Sadly the local police have not always lived up to this responsibility, to the detriment of public security and peace of mind; and it is part of any newspaper’s remit to bring these and other issues to public attention.
Now, however, an entirely different picture seems to be slowly swimming into view: a picture whereby individual members of the same Corps are evidently so hard-pressed, so overworked and so under-appreciated by their superiors, that some undisciplined members may even be tempted to vent their frustration on innocent third parties.
Naturally, this overtime issue does not condone any such excess, and justice must still be done in all cases where such complaints are proven to be founded. But it does shed a little light on the extraordinary frustrations and bizarre constraints these same police officers are unreasonably expected to labour under.
On an entirely separate level, it also throws into sharp focus the current political debate concerning government spending. Can anyone now claim to be surprised, when the government resists calls (from both Birdlife and the hunters’ federations) to set up a Wildlife Unit to supplement the Administrative Law Enforcement agency?
If funds are lacking to pay overtime that has been owed for years... how can funds suddenly become available to hire more personnel under the same conditions?

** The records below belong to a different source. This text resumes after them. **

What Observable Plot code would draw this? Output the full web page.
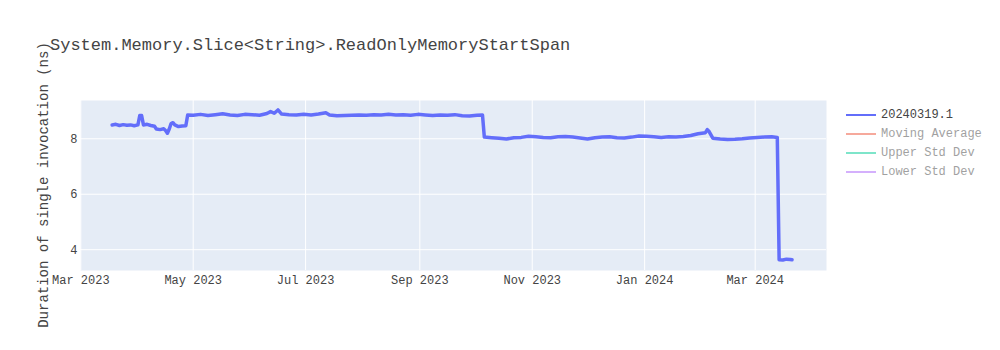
<!DOCTYPE html>
<html>
<head>
<meta charset="utf-8">
<script src="https://cdn.jsdelivr.net/npm/d3@7"></script>
<script src="https://cdn.jsdelivr.net/npm/@observablehq/plot@0.6"></script>
<style>
  html, body { margin: 0; padding: 0; background: white; }
  #chart { width: 1000px; height: 350px; }
</style>
</head>
<body>
<div id="chart"></div>
<script>
const chartTitle = "System.Memory.Slice<String>.ReadOnlyMemoryStartSpan";
const yTitle = "Duration of single invocation (ns)";
const legendNames = ["20240319.1", "Moving Average", "Upper Std Dev", "Lower Std Dev"];
const legendColors = ["#636efa", "#EF553B", "#00cc96", "#ab63fa"];
const legendVisible = [true, false, false, false];
const yTicks = [4, 6, 8];

const dates = [
  "2023-03-18","2023-03-20","2023-03-22","2023-03-24","2023-03-26","2023-03-28","2023-03-30","2023-04-01",
  "2023-04-02","2023-04-03","2023-04-04","2023-04-06","2023-04-08","2023-04-10","2023-04-11","2023-04-13",
  "2023-04-15","2023-04-16","2023-04-17","2023-04-18","2023-04-19","2023-04-20","2023-04-21","2023-04-23",
  "2023-04-25","2023-04-27","2023-04-28",
  "2023-05-01","2023-05-05","2023-05-09","2023-05-13","2023-05-17","2023-05-21","2023-05-25","2023-05-29",
  "2023-06-02","2023-06-06","2023-06-10","2023-06-12","2023-06-14","2023-06-16","2023-06-18","2023-06-22",
  "2023-06-26","2023-06-30","2023-07-04","2023-07-08","2023-07-12","2023-07-14","2023-07-18","2023-07-22",
  "2023-07-26","2023-07-30","2023-08-03","2023-08-07","2023-08-11","2023-08-15","2023-08-19","2023-08-23",
  "2023-08-27","2023-08-31","2023-09-04","2023-09-08","2023-09-12","2023-09-16","2023-09-20","2023-09-24",
  "2023-09-28","2023-10-02","2023-10-05","2023-10-06","2023-10-10","2023-10-14","2023-10-18","2023-10-22",
  "2023-10-26","2023-10-30","2023-11-03","2023-11-07","2023-11-11","2023-11-15","2023-11-19","2023-11-23",
  "2023-11-27","2023-12-01","2023-12-05","2023-12-09","2023-12-13","2023-12-17","2023-12-21","2023-12-25",
  "2023-12-29","2024-01-02","2024-01-06","2024-01-10","2024-01-14","2024-01-18","2024-01-22","2024-01-26",
  "2024-01-30","2024-02-03","2024-02-04","2024-02-05","2024-02-07","2024-02-11","2024-02-15","2024-02-19",
  "2024-02-23","2024-02-27","2024-03-02","2024-03-06","2024-03-10","2024-03-13","2024-03-14","2024-03-16",
  "2024-03-18","2024-03-20","2024-03-21"
];
const values = [
  8.50,8.52,8.48,8.51,8.49,8.50,8.47,8.50,
  8.84,8.84,8.50,8.52,8.48,8.45,8.35,8.33,
  8.36,8.30,8.20,8.35,8.55,8.58,8.50,8.44,
  8.46,8.47,8.86,
  8.85,8.88,8.84,8.87,8.90,8.86,8.84,8.88,
  8.87,8.85,8.91,8.98,8.92,9.04,8.89,8.87,
  8.86,8.88,8.86,8.89,8.94,8.86,8.83,8.84,
  8.85,8.86,8.85,8.87,8.86,8.88,8.86,8.87,
  8.85,8.88,8.86,8.84,8.86,8.85,8.87,8.83,
  8.82,8.85,8.86,8.06,8.04,8.02,7.99,8.04,
  8.05,8.09,8.07,8.05,8.04,8.07,8.08,8.06,
  8.03,7.99,8.04,8.06,8.07,8.04,8.03,8.06,
  8.10,8.09,8.07,8.05,8.07,8.06,8.08,8.12,
  8.18,8.22,8.33,8.26,8.02,7.99,7.97,7.98,
  8.00,8.03,8.05,8.06,8.07,8.05,3.64,3.63,
  3.66,3.65,3.64
];

const data = dates.map((d, i) => ({date: new Date(d + "T00:00:00Z"), value: values[i]}));
const font = "'Courier New', 'Liberation Mono', monospace";

const svg = Plot.plot({
  width: 1000,
  height: 350,
  marginLeft: 80,
  marginRight: 174,
  marginTop: 100,
  marginBottom: 80,
  style: {fontFamily: font, fontSize: "12px", color: "#444", background: "white"},
  x: {type: "utc", domain: [new Date("2023-02-28T20:00:00Z"), new Date("2024-04-08T17:00:00Z")]},
  y: {domain: [3.25, 9.38]},
  marks: [
    Plot.frame({fill: "#E5ECF6", stroke: null}),
    Plot.gridX({ticks: d3.utcMonth.every(2), stroke: "white", strokeOpacity: 1, strokeWidth: 1}),
    Plot.gridY({ticks: yTicks, stroke: "white", strokeOpacity: 1, strokeWidth: 1}),
    Plot.axisX({ticks: d3.utcMonth.every(2), tickFormat: d3.utcFormat("%b %Y"), tickSize: 0, tickPadding: 5, label: null}),
    Plot.axisY({ticks: yTicks, tickFormat: d => String(d), tickSize: 0, tickPadding: 3, label: null}),
    Plot.line(data, {x: "date", y: "value", stroke: legendColors[0], strokeWidth: 3.5, strokeLinejoin: "round", strokeLinecap: "round"})
  ]
});

const s = d3.select(svg);
s.append("text")
  .attr("x", 50).attr("y", 50).attr("text-anchor", "start")
  .attr("font-family", font).attr("font-size", 17).attr("fill", "#444")
  .text(chartTitle);
s.append("text")
  .attr("transform", "translate(44,185) rotate(-90)")
  .attr("text-anchor", "middle").attr("dominant-baseline", "central")
  .attr("font-family", font).attr("font-size", 14).attr("fill", "#444")
  .text(yTitle);
const lg = s.append("g").attr("text-anchor", "start");
legendNames.forEach((name, i) => {
  const y = 115 + i * 19;
  const g = lg.append("g").attr("opacity", legendVisible[i] ? 1 : 0.5);
  g.append("line").attr("x1", 846).attr("x2", 876).attr("y1", y).attr("y2", y)
    .attr("stroke", legendColors[i]).attr("stroke-width", 2);
  g.append("text").attr("x", 881).attr("y", y).attr("dominant-baseline", "central")
    .attr("text-anchor", "start")
    .attr("font-family", font).attr("font-size", 12).attr("fill", "#444").text(name);
});
document.getElementById("chart").appendChild(svg);
</script>
</body>
</html>
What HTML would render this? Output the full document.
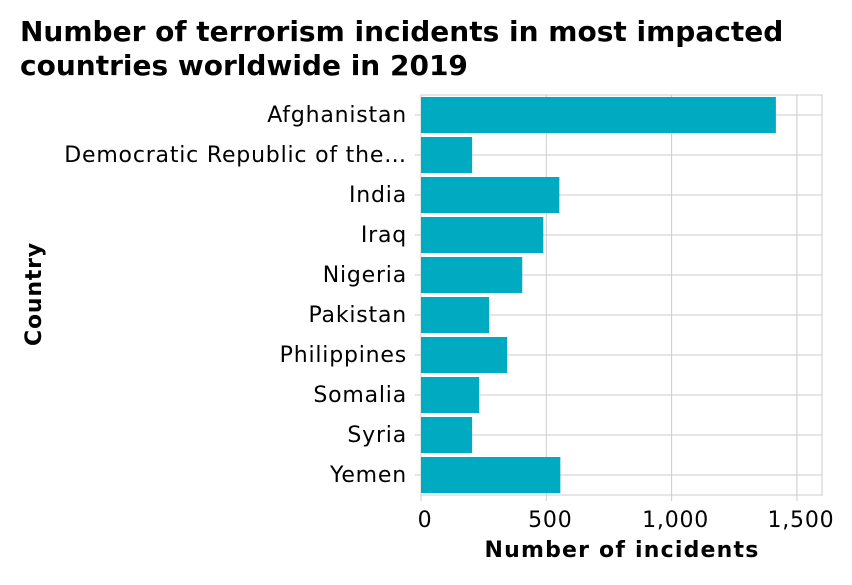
<!DOCTYPE html>
<html><head><meta charset="utf-8"><style>
body{margin:0;background:#fff;font-family:"Liberation Sans","DejaVu Sans",sans-serif;}
</style></head><body>
<svg width="852" height="580" id="chart" font-family="'DejaVu Sans','Liberation Sans',sans-serif">
<text x="20" y="41" font-size="28" font-weight="bold">Number of terrorism incidents in most impacted</text>
<text x="20" y="75" font-size="28" font-weight="bold">countries worldwide in 2019</text>
<text x="0" y="0" font-size="22" font-weight="bold" letter-spacing="0.8" text-anchor="middle" transform="translate(41,294) rotate(-90)">Country</text>
<text x="622" y="557" font-size="22" font-weight="bold" letter-spacing="1.2" text-anchor="middle">Number of incidents</text>
<g id="grid"></g><g id="bars"></g><g id="labels"></g>
</svg>
<script>
const categories=["Afghanistan","Democratic Republic of the…","India","Iraq","Nigeria","Pakistan","Philippines","Somalia","Syria","Yemen"];
const values=[1416,204,552,488,404,272,344,232,204,556];
const ticks=[0,500,1000,1500];
const tickLabels=["0","500","1,000","1,500"];
const NS="http://www.w3.org/2000/svg";
const x0=421,x1=822,yTop=95,yBot=495,maxV=1600;
const xs=v=>x0+v*(x1-x0)/maxV;
const band=(yBot-yTop)/categories.length;
const ys=i=>yTop+i*band;
function mk(t,a,p){const e=document.createElementNS(NS,t);for(const k in a)e.setAttribute(k,a[k]);p.appendChild(e);return e;}
const grid=document.getElementById('grid'),bars=document.getElementById('bars'),labels=document.getElementById('labels');
mk('rect',{x:x0,y:yTop,width:x1-x0,height:yBot-yTop,fill:'none',stroke:'#ccc'},grid);
ticks.forEach((t,i)=>{
 const l=mk('line',{x1:xs(t),x2:xs(t),y1:yTop,y2:yBot+6,stroke:'#ccc'},grid);
 
 
 const tx=mk('text',{x:xs(t)+4,y:527,'font-size':22,'letter-spacing':0.8,'text-anchor':'middle'},labels);
 tx.textContent=tickLabels[i];
 
 
});
categories.forEach((c,i)=>{
 const cy=ys(i)+band/2;
 mk('line',{x1:x0-6,x2:x1,y1:cy,y2:cy,stroke:'#ccc'},grid);
 const r=mk('rect',{x:x0,y:ys(i)+2,width:xs(values[i])-x0,height:band-4,fill:'#00abc1'},bars);
 
 
 const tx=mk('text',{x:407,y:cy+7,'font-size':22,'letter-spacing':0.8,'text-anchor':'end'},labels);
 tx.textContent=c;
 
 
});
</script>
</body></html>
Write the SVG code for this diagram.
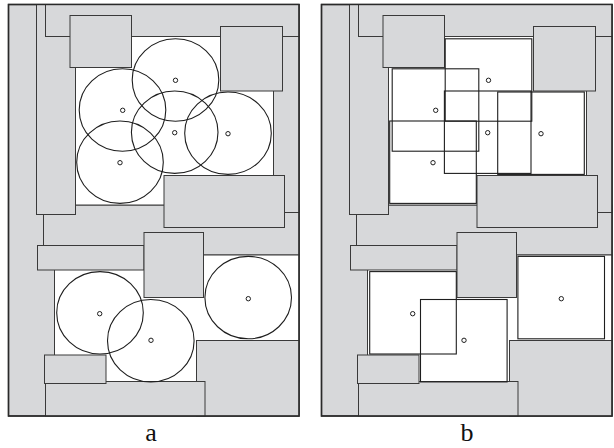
<svg xmlns="http://www.w3.org/2000/svg" xmlns:xlink="http://www.w3.org/1999/xlink" width="614" height="448" viewBox="0 0 614 448">
<style>
.g{fill:#d7d8da;stroke:#3a3a3a;stroke-width:1}
.w{fill:#ffffff;stroke:#3a3a3a;stroke-width:1}
.f{fill:#d7d8da;stroke:#2a2a2a;stroke-width:1.4}
.c{fill:none;stroke:#1e1e1e;stroke-width:1.1}
.d{fill:#ffffff;stroke:#1e1e1e;stroke-width:1}
.lbl{font-family:"Liberation Serif","DejaVu Serif",serif;font-size:26px;fill:#111;text-anchor:middle}
</style>
<defs>
<g id="layout">
<rect class="f" x="8.5" y="4.5" width="290.5" height="411.5"/>
<rect class="g" x="43.5" y="205" width="255.5" height="50"/>
<rect class="g" x="36.5" y="4.5" width="39" height="210"/>
<rect class="g" x="45.5" y="4.5" width="253.5" height="32"/>
<rect class="g" x="273.5" y="36.5" width="25.5" height="176"/>
<rect class="w" x="75.5" y="36.5" width="198" height="168.5"/>
<rect class="g" x="70" y="15.5" width="61.5" height="52"/>
<rect class="g" x="220.5" y="26.5" width="62" height="64.5"/>
<rect class="g" x="164" y="175.5" width="120.5" height="52"/>
<rect class="w" x="54.5" y="255" width="244.5" height="127"/>
<rect class="g" x="37.5" y="245.5" width="106.5" height="24.5"/>
<rect class="g" x="144" y="232.5" width="59.5" height="65"/>
<rect class="g" x="196.5" y="340.5" width="102.5" height="75.5"/>
<rect class="g" x="45.5" y="381.5" width="159.5" height="34.5"/>
<rect class="g" x="44.5" y="355" width="61.5" height="28.5"/>
<rect x="8.5" y="4.5" width="290.5" height="411.5" fill="none" stroke="#2a2a2a" stroke-width="1.4"/>
</g>
</defs>
<g id="panel-a">
<use xlink:href="#layout" href="#layout"/>
<g id="circles-a">
<ellipse class="c" cx="175.5" cy="80" rx="43.3" ry="41.2"/>
<ellipse class="c" cx="122.5" cy="110" rx="43.3" ry="41.2"/>
<ellipse class="c" cx="174.7" cy="132.2" rx="43.3" ry="41.2"/>
<ellipse class="c" cx="228" cy="133.2" rx="43.3" ry="41.2"/>
<ellipse class="c" cx="120" cy="162.2" rx="43.3" ry="41.2"/>
<ellipse class="c" cx="100" cy="312.8" rx="43.3" ry="41.2"/>
<ellipse class="c" cx="150.8" cy="340.7" rx="43.3" ry="41.2"/>
<ellipse class="c" cx="248.2" cy="297.6" rx="43.3" ry="41.2"/>
</g>
<g id="centers-a">
<circle class="d" cx="175.5" cy="80.3" r="2.2"/>
<circle class="d" cx="122.7" cy="110.3" r="2.2"/>
<circle class="d" cx="174.7" cy="132.7" r="2.2"/>
<circle class="d" cx="228" cy="133.7" r="2.2"/>
<circle class="d" cx="120" cy="162.7" r="2.2"/>
<circle class="d" cx="99.7" cy="313.7" r="2.2"/>
<circle class="d" cx="151" cy="340.3" r="2.2"/>
<circle class="d" cx="248.3" cy="298.7" r="2.2"/>
</g>
<text class="lbl" x="151" y="441">a</text>
</g>
<g id="panel-b">
<use xlink:href="#layout" href="#layout" transform="translate(313,0)"/>
<g id="squares-b" transform="translate(313,0)">
<rect class="c" x="132.2" y="38.8" width="86.6" height="82.4"/>
<rect class="c" x="79.2" y="68.8" width="86.6" height="82.4"/>
<rect class="c" x="131.4" y="91" width="86.6" height="82.4"/>
<rect class="c" x="184.7" y="92" width="86.6" height="82.4"/>
<rect class="c" x="76.7" y="121" width="86.6" height="82.4"/>
<rect class="c" x="56.7" y="271.6" width="86.6" height="82.4"/>
<rect class="c" x="107.5" y="299.5" width="86.6" height="82.4"/>
<rect class="c" x="204.9" y="256.4" width="86.6" height="82.4"/>
</g>
<g id="centers-b" transform="translate(313,0)">
<circle class="d" cx="175.5" cy="80.3" r="2.2"/>
<circle class="d" cx="122.7" cy="110.3" r="2.2"/>
<circle class="d" cx="174.7" cy="132.7" r="2.2"/>
<circle class="d" cx="228" cy="133.7" r="2.2"/>
<circle class="d" cx="120" cy="162.7" r="2.2"/>
<circle class="d" cx="99.7" cy="313.7" r="2.2"/>
<circle class="d" cx="151" cy="340.3" r="2.2"/>
<circle class="d" cx="248.3" cy="298.7" r="2.2"/>
</g>
<text class="lbl" x="467" y="441">b</text>
</g>
</svg>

Besides, the same revelation also makes a mockery of the present government’s plans to spend €80 million (we know not from where) to build a new House of Representatives, at a time when the country is evidently incapable of making even the most basic investment in law enforcement infrastructure. It is like worrying about the colour of one’s bathroom tiles, before even digging the foundations to build one’s house.
All things told, perhaps the time has come to divorce these two unmanageable monsters, so that maybe both will be given the attention they so desperately crave.